Bank of America has reached a settlement in principle with victims of Jeffrey Epstein, according to a post on X (formerly Twitter) by user Vibe O'Clock. The settlement addresses allegations that the bank turned a blind eye to financial activities that allegedly funded Epstein's sex trafficking operation.
The announcement indicates that a formal filing regarding the settlement is expected on March 27th. The terms of the settlement have not been disclosed in the initial announcement.
Jeffrey Epstein, a financier who died by suicide in August 2019 while awaiting trial on federal sex trafficking charges, had been accused of operating a sex trafficking ring involving underage girls over many years. Multiple lawsuits have been filed against various entities alleged to have had business relationships with Epstein.
Bank of America has not publicly commented on the settlement beyond the announcement of the agreement in principle. The bank's role in any alleged financial activities related to Epstein has been the subject of legal scrutiny, though specific details about the bank's involvement have not been fully disclosed in public filings.
The settlement in principle represents a step toward resolving claims from Epstein's alleged victims against the financial institution.
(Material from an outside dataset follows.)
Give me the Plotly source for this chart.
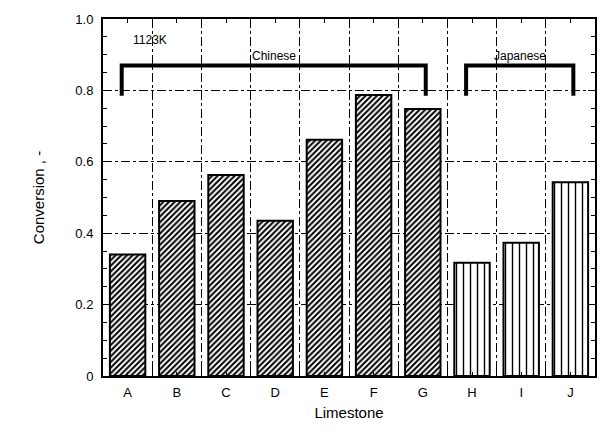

Such settlements are common in cases involving large-scale allegations where multiple parties may have had indirect involvement through business relationships.
The March 27th filing will likely provide more details about the settlement structure and any admissions or denials of wrongdoing by the parties involved. Until that filing is made public, the full scope of the agreement remains unclear.
This development is part of the broader legal aftermath following Epstein's death, as victims continue to seek compensation and accountability from various entities alleged to have enabled or benefited from his criminal activities.